In 2000, KQXT was re-branded as "Soft Rock 101.9" in an effort to move to a more upbeat playlist. On January 2, 2007, the station rebranded as "Q101.9". The format was similar but some rhythmic adult songs were added. In 2014, parent company Clear Channel Communications changed its name to iHeartMedia.

The syndicated call-in and request show Delilah was previously heard on KQXT until 2011, when the station dropped her show. On July 3, 2017, KQXT brought her back. Delilah was dropped again in August 2018. It is syndicated by co-owned Premiere Networks. On November 9, 2020, KQXT added the nationally syndicated Kidd Kraddick Morning Show in AM drive time.

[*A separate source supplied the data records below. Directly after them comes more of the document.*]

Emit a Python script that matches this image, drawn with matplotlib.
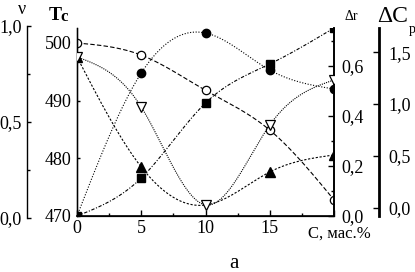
import numpy as np
import matplotlib
matplotlib.use('Agg')
import matplotlib.pyplot as plt
from matplotlib.ticker import MultipleLocator, FuncFormatter

plt.rcParams['font.family'] = 'Liberation Serif'

# concentration, mass %
conc = [0, 5, 10, 15, 20]
tc = [500.0, 497.9, 491.8, 484.9, 472.8]        # open circles, Tc
dr_sq = [0.0, 0.152, 0.452, 0.608, 0.752]      # filled squares, Δr
dr_ci = [0.0, 0.572, 0.732, 0.584, 0.508]      # filled circles, Δr
nu = [0.839, 0.578, 0.068, 0.484, 0.719]       # open triangles, ν
dcp = [1.453, 0.391, 0.024, 0.343, 0.507]      # filled triangles, ΔCp

W, H = 415, 272


def smooth(x, y, n=200):
    # natural cubic spline through the points (for drawing the curve only)
    x = np.asarray(x, float); y = np.asarray(y, float)
    h = np.diff(x)
    m = len(x)
    A = np.zeros((m, m)); b = np.zeros(m)
    A[0, 0] = A[-1, -1] = 1
    for i in range(1, m - 1):
        A[i, i - 1] = h[i - 1]; A[i, i] = 2 * (h[i - 1] + h[i]); A[i, i + 1] = h[i]
        b[i] = 3 * ((y[i + 1] - y[i]) / h[i] - (y[i] - y[i - 1]) / h[i - 1])
    c = np.linalg.solve(A, b)
    xs = np.linspace(x[0], x[-1], n)
    k = np.clip(np.searchsorted(x, xs) - 1, 0, m - 2)
    dx = xs - x[k]
    bb = (y[k + 1] - y[k]) / h[k] - h[k] * (2 * c[k] + c[k + 1]) / 3
    d = (c[k + 1] - c[k]) / (3 * h[k])
    return xs, y[k] + bb * dx + c[k] * dx ** 2 + d * dx ** 3


def comma(v, pos):
    return ('%.1f' % v).replace('.', ',')


fig = plt.figure(figsize=(W / 100, H / 100), dpi=100)
box = [77 / W, 56 / H, 257 / W, 188 / H]
ax = fig.add_axes(box)
ax.set_xlim(0, 20)
ax.set_ylim(470, 502.6)
ax.spines['top'].set_visible(False)
ax.spines['left'].set_linewidth(1.0)
ax.spines['bottom'].set_linewidth(1.2)
ax.spines['right'].set_linewidth(1.2)
ax.set_xticks([0, 5, 10, 15, 20])
ax.set_xticklabels(['0', '5', '10', '15', ''])
ax.xaxis.set_minor_locator(MultipleLocator(2.5))
ax.set_yticks([470, 480, 490, 500])
ax.tick_params(axis='x', which='major', direction='in', length=4, width=1, labelsize=13, pad=3)
ax.tick_params(axis='x', which='minor', direction='in', length=2, width=1)
ax.tick_params(axis='y', direction='in', length=2, width=1, labelsize=13, pad=4)

# Δr axis on right spine of the main box
axr = ax.twinx()
axr.set_ylim(0, 0.752)
axr.spines['top'].set_visible(False)
axr.spines['right'].set_linewidth(1.2)
axr.yaxis.set_major_locator(MultipleLocator(0.2))
axr.yaxis.set_minor_locator(MultipleLocator(0.1))
axr.yaxis.set_major_formatter(FuncFormatter(comma))
axr.tick_params(axis='y', which='major', direction='in', length=4, width=1, labelsize=13, pad=5)
axr.tick_params(axis='y', which='minor', direction='in', length=2, width=1)

# ΔCp axis, offset to the right
axc = ax.twinx()
axc.set_ylim(-0.082, 1.733)
axc.spines['top'].set_visible(False)
axc.spines['right'].set_position(('outward', 45 * 0.72))
axc.spines['right'].set_linewidth(2)
axc.set_yticks([0, 0.5, 1.0, 1.5])
axc.yaxis.set_major_formatter(FuncFormatter(comma))
axc.tick_params(axis='y', direction='in', length=4, width=1, labelsize=13, pad=7)

# ν axis, separate box on the far left
axn = fig.add_axes([77 / W, 54 / H, 257 / W, 192 / H])
axn.patch.set_visible(False)
axn.set_xlim(0, 20)
axn.set_ylim(0, 1)
for s in ['top', 'right', 'bottom']:
    axn.spines[s].set_visible(False)
axn.spines['left'].set_position(('outward', 50 * 0.72))
axn.spines['left'].set_linewidth(1.0)
axn.set_xticks([])
axn.set_yticks([0, 0.5, 1.0])
axn.yaxis.set_minor_locator(MultipleLocator(0.25))
axn.yaxis.set_major_formatter(FuncFormatter(comma))
axn.tick_params(axis='y', which='major', direction='in', length=3, width=1, labelsize=13, pad=4)
axn.tick_params(axis='y', which='minor', direction='in', length=2, width=1)

lw = 0.8
# Tc, open circles
xs, ys = smooth(conc, tc)
ax.plot(xs, ys, color='black', lw=lw, ls=(0, (4, 2)))
ax.plot(conc, tc, ls='none', marker='o', ms=6, mfc='white', mec='black', mew=0.9)

# Δr, filled squares
xs, ys = smooth(conc, dr_sq)
axr.plot(xs, ys, color='black', lw=lw, ls=(0, (3, 1.5, 1, 1.5)))
axr.plot(conc, dr_sq, ls='none', marker='s', ms=5.5, color='black')

# Δr, filled circles
xs, ys = smooth(conc, dr_ci)
axr.plot(xs, ys, color='black', lw=lw, ls=(0, (1, 1.5)))
axr.plot(conc, dr_ci, ls='none', marker='o', ms=6, color='black')

# ΔCp, filled triangles
xs, ys = smooth(conc, dcp)
axc.plot(xs, ys, color='black', lw=lw, ls=(0, (2, 1.5)))
axc.plot(conc, dcp, ls='none', marker='^', ms=6.5, color='black', markevery=[0, 1, 3, 4])

# ν, open triangles
xs, ys = smooth(conc, nu)
axn.plot(xs, ys, color='black', lw=lw, ls=(0, (1, 1)))
axn.plot(conc, nu, ls='none', marker='v', ms=6.5, mfc='white', mec='black', mew=0.9)


def ftext(px, py, s, **kw):
    fig.text(px / W, 1 - py / H, s, **kw)


ftext(22, 10, 'ν', fontsize=13, ha='center', va='center')
ftext(55, 15, 'T', fontsize=14, ha='center', va='center', fontweight='bold')
ftext(64, 17, 'c', fontsize=12, ha='center', va='center', fontweight='bold')
ftext(351, 16, 'Δr', fontsize=10, ha='center', va='center')
ftext(393, 16, 'ΔC', fontsize=17, ha='center', va='center')
ftext(409, 30, 'p', fontsize=10, ha='left', va='center')
ftext(339, 234, 'C, мас.%', fontsize=12, ha='center', va='center')
ftext(234, 264, 'a', fontsize=15, ha='center', va='center')

fig.savefig('out.png', dpi=100)
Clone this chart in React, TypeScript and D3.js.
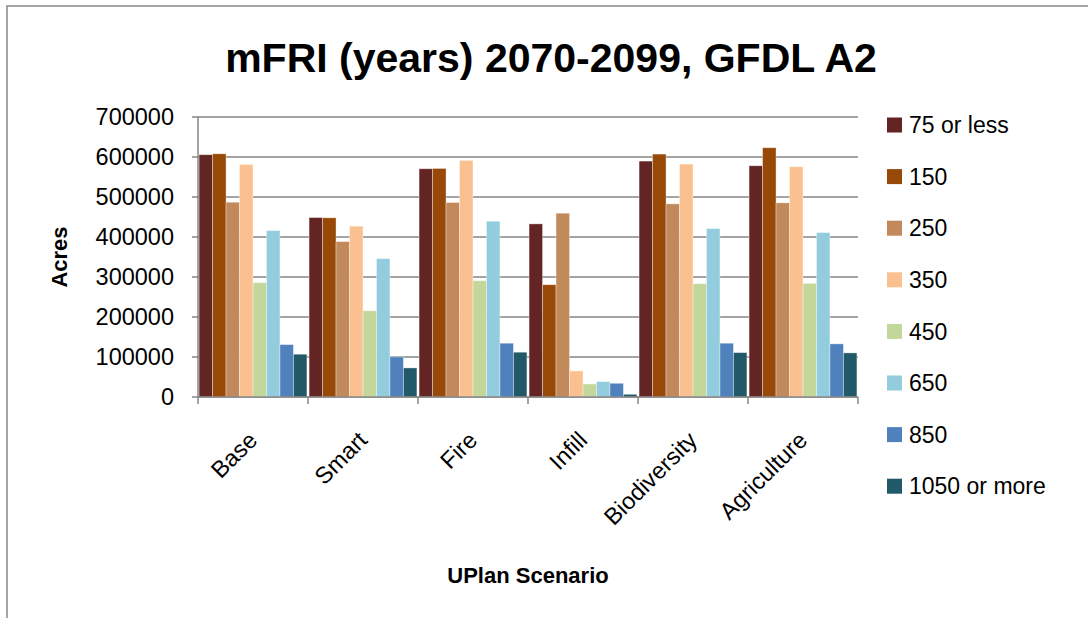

in the summer of 2026, the station brought back Delilah.

==K289BN/KQXT-HD3==
In May 2012, KQXT-HD3 was activated and began simulcasting talk radio sister station WOAI 1200 AM, which fed FM translator K289BN at 105.7 MHz.

On September 19, 2012, K289BN began simulcasting KRPT, and changed to a Rhythmic contemporary sound, branded as "Wild 92.5/105.7".

On February 22, 2013, KRPT changed to Classic Country. K289BN kept the rhythmic CHR format and "WiLD" brand until the station changed to Regional Mexican, branded as "La Preciosa" on January 17, 2014.